Inishkeel Island – Donegal tidal ruin

📍 Narin, Donegal

🏛️ Attraction

Last updated: 21 June 2026

Overview

Inishkeel sits about 250 metres off the southwest coast of County Donegal, in the sheltered waters of Gweebarra Bay, and you can only reach it on foot for the hour or so either side of low tide, when a sandbank surfaces from Narin beach. Right now, even that window comes with a caveat: Heritage Ireland lists the site as inaccessible to the public on safety and conservation grounds, and the OPW accepts no responsibility for anyone who crosses. Plenty still walk out at low tide to see the ruins, but you do so at your own risk and with the monument’s fragility in mind. It is a National Monument (DG064-003), managed by the Office of Public Works, low and treeless, with one of the better-preserved early Christian landscapes on this coast packed into a single stone enclosure.

A saint, a bird, and a floating head

The monastery dates to the late 6th century and St Conall Cael, a cousin of St Columba.

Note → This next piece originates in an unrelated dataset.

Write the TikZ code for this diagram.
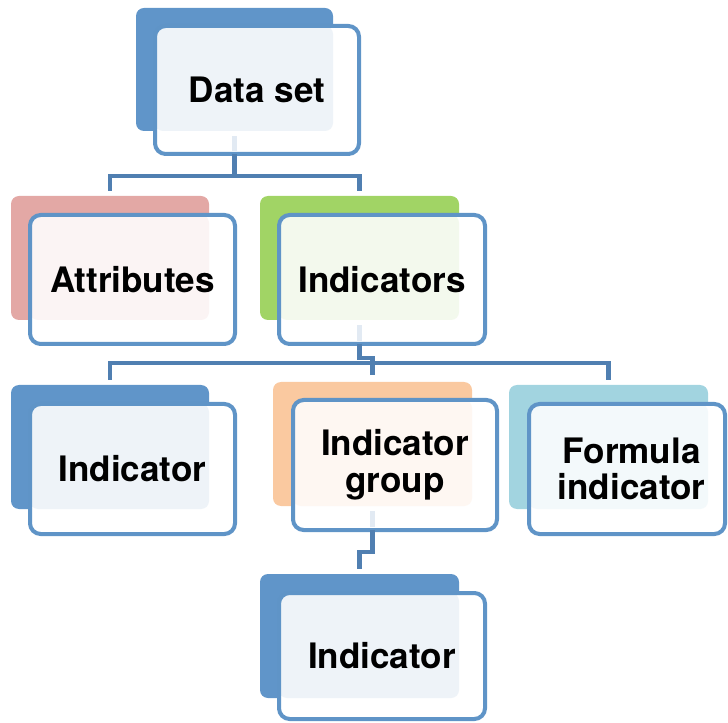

Local tradition has him exiled here as penance for killing his father, sentenced to stay until he was humble enough to let a wild bird nest in his open palm – which took him seven years. He then founded the monastery that became a pilgrimage turas for centuries.

The community was not left in peace. Folklore records the death of St Dallan Forgaill, a poet-saint and companion of Conall, beheaded by raiders around 594 AD; Conall is said to have prayed for his friend’s head, which floated back to shore for a Christian burial. Both saints are remembered on 22 May, and the island keeps a traditional pilgrim association with 1 June. Two of its finest objects are long gone: an octagonal stone font was moved to the Church of Ireland parish church in Narin, and St Conall’s Bell with its ornate 15th-century shrine was bought by the British Museum in 1889.

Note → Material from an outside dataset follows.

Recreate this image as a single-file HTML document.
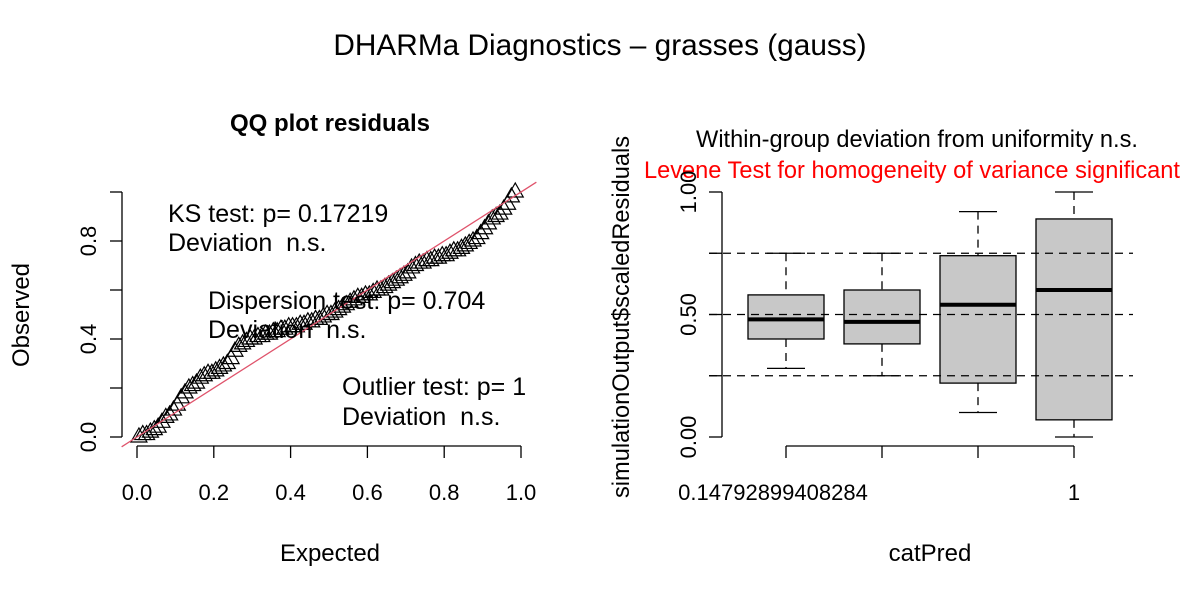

What survives on the island

If you only have time for one thing on the island, find the cross-slabs in the graveyard rather than the church walls – they are the rarer survival. The ruins cluster inside a stone enclosure on the eastern side:

  • St Conall’s and St Mary’s churches: both 12th-century. St Conall’s keeps a Gothic doorway, 14th-century south-wall windows, and the altar foundations beneath an east-facing slit window. St Mary’s, further east, retains a well-preserved south wall with its own Gothic doorway and fragments of earlier masonry.
  • Cross-slabs and graveyard: the carved stones here are 8th- and 9th-century. The standout is the ‘swan cross’, a metre-tall slab showing a crucifixion flanked by swans and six-legged animals; another fragment carries the interlaced patterns typical of early Irish stonework.
  • Pilgrimage cairns: small rock cairns toward the back of the island mark where pilgrims circled the site, said prayers and left stones. The practice continues informally.
  • Farmhouse ruins: a modest stone farmhouse near St Conall’s Church is a reminder the island was lived on into the 19th century. The census recorded 23 people here in 1841; nobody since.

Tides and the safety warning

The sandbank from Narin is exposed for roughly an hour around low tide, and conditions change fast. The water is cold, the tide comes in quickly, and a late return is the real danger – not the walk itself.

Take the official position seriously: Heritage Ireland and the OPW state the island is currently inaccessible to the public, the site is unguarded, and local heritage groups have raised concerns about the stonework’s long-term survival. Watching from the beach is the safe option, and on a clear day the ruins read well from the shore. Anyone who does cross during a verified low-tide window should check official tide tables first, wear sturdy waterproof boots, carry a phone, and tell someone on the mainland exactly when to expect them back.

Getting there

Park at the car park in Narin (Portnoo), just off the R261. It is free, has public toilets, and a paved route down to the blue-flag Narin Beach, from where the island is clearly in view across the bay. Aim to arrive about two hours before low tide so you can park, read the conditions and decide without rushing.

Nearby:

  • Ardara Heritage Centre in Ardara houses St Connell’s Museum, which displays artefacts and records linked to the island.
  • Cashelgolan Point, a short walk along the shoreline from Narin, is a regular haul-out for harbour seals, especially in spring and early summer.
  • The Wild Atlantic Way passes close by, linking this stretch to the Derryveagh Mountains and the Glengesh Pass.